Due to limitations of VLMs in spatial reasoning and high computing requirements, DriveVLM team proposed DriveVLM-Dual, a hybrid system that combines advantages of DriveVLM and conventional autonomous driving pipelines. DriveVLM-Dual optionally combines DriveVLM with conventional 3D perception and planning modules, such as 3D object detector, occupancy network, and motion planner, allowing the system to achieve 3D localization and high-frequency planning. This dual-system design, similar to slow and fast thinking processes of human brain, can effectively adapt to changing complexity of driving scenarios.
AI and cloud companies attract attention as foundation models emerge.
As AI foundation models emerge, computing power, algorithm and data are indispensable. AI companies (iFLYTEK, SenseTime, Megvii, etc.) that are good at algorithms and have a large reserve of computing power, and cloud computing companies (Inspur, Volcengine, Tencent Cloud, etc.) with powerful intelligent computing centers, come under a spotlight of OEMs.
In the field of AI Foundation Model, SenseTime has deployed cockpit multimodal foundation model SenseChat-Vision, Artificial Intelligence Data Center (AIDC, with computing power of 6000P), and autonomous driving foundation model DriveMLM. In early 2024, SenseTime launched DriveMLM and achieved good results on CARLA, the most authoritative list of closed-loop test. DriveMLM is an intermediate solution between modular and end-to-end solutions and is interpretable.
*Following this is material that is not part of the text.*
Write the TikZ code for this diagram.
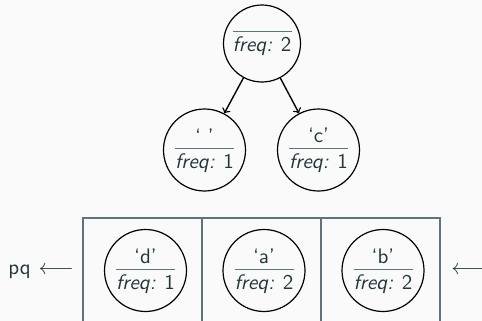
\documentclass[tikz,border=0pt]{standalone}
\renewcommand{\familydefault}{\sfdefault}
\definecolor{mDarkTeal}{HTML}{23373B}
\definecolor{boxc}{RGB}{95,115,120}
\definecolor{bgc}{HTML}{FAFAFA}
\newcommand{\fq}[2]{%
 \vbox{\offinterlineskip\halign{\hfil##\hfil\cr
  \vrule height 8pt depth 0pt width 0pt #1\cr
  \noalign{\kern 2.5pt}
  {\color{boxc}\vrule height 0.5pt width 29.5pt}\cr
  \noalign{\kern 2.5pt}
  \vrule height 6.5pt depth 2pt width 0pt\textit{freq:}\hspace{0.42em}#2\cr}}}
\newcommand{\fqe}[1]{%
 \vbox{\offinterlineskip\halign{\hfil##\hfil\cr
  {\color{boxc}\vrule height 0.5pt width 29.5pt}\cr
  \noalign{\kern 2.5pt}
  \vrule height 6.5pt depth 2pt width 0pt\textit{freq:}\hspace{0.42em}#1\cr}}}
\tikzset{
  hnode/.style={circle, draw=black, line width=0.6pt, minimum size=41pt, inner sep=0pt, text=mDarkTeal, font=\fontsize{10.5}{12}\selectfont},
  rootnode/.style={hnode, minimum size=38.5pt},
  cell/.style={rectangle, draw=boxc, line width=0.6pt, minimum width=59.5pt, minimum height=72pt, inner sep=0pt},
  edge/.style={-to, line width=0.7pt, black},
  lbl/.style={text=mDarkTeal, font=\fontsize{10.5}{12}\selectfont, inner sep=0pt}
}
\begin{document}
\begin{tikzpicture}[x=0.5pt,y=-0.5pt]
\fill[bgc] (0,0) rectangle (482,321);
\clip (0,0) rectangle (482,321);
% queue cells
\node[cell] (c1) at (142.5,290) {};
\node[cell] (c2) at (261.5,290) {};
\node[cell] (c3) at (380.5,290) {};
% tree
\node[rootnode] (root) at (262,43.5) {\fqe{2}};
\node[hnode] (sp) at (204.5,150) {\fq{‘ ’}{1}};
\node[hnode] (c) at (318.5,150) {\fq{‘c’}{1}};
\draw[edge] (root) -- (sp);
\draw[edge] (root) -- (c);
% queue contents
\node[hnode] (d) at (145.5,270.5) {\fq{‘d’}{1}};
\node[hnode] (a) at (264,270.5) {\fq{‘a’}{2}};
\node[hnode] (b) at (383,270.5) {\fq{‘b’}{2}};
% labels
\node[lbl, anchor=base west] (pq) at (8,274) {pq\hspace{4pt}$\longleftarrow$};
\node[lbl, anchor=base west] (in) at (451,274) {$\longleftarrow$};
\end{tikzpicture}
\end{document}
For collection of autonomous driving corner cases, Volcengine and Haomo.ai work together to use foundation models to generate scenarios and improve annotation efficiency. The cloud service capabilities provided by Volcengine help Haomo.ai to improve the overall pre-annotation efficiency of DriveGPT by 10 times.
In 2023, Tencent released upgraded products and solutions in Intelligent Vehicle Cloud, Intelligent Driving Cloud Map, Intelligent Cockpit and other fields. In terms of computing power, Tencent Intelligent Vehicle Cloud enables 3.2Tbps bandwidth, 3 times higher computing performance, 10 times higher communication performance, and an over 60% increase in computing cluster GPU utilization, providing high-bandwidth, low-latency intelligent computing power support for training foundation models for intelligent driving. As for training acceleration, Tencent Intelligent Vehicle Cloud combines Angel Training Acceleration Framework, with training speed twice and reasoning speed 1.3 times faster than the industry's mainstream frameworks. Currently Bosch, NIO, NVIDIA, Mercedes-Benz, and WeRide among others are users of Tencent Intelligent Vehicle Cloud. In 2024, Tencent will further strengthen construction of AI foundation models.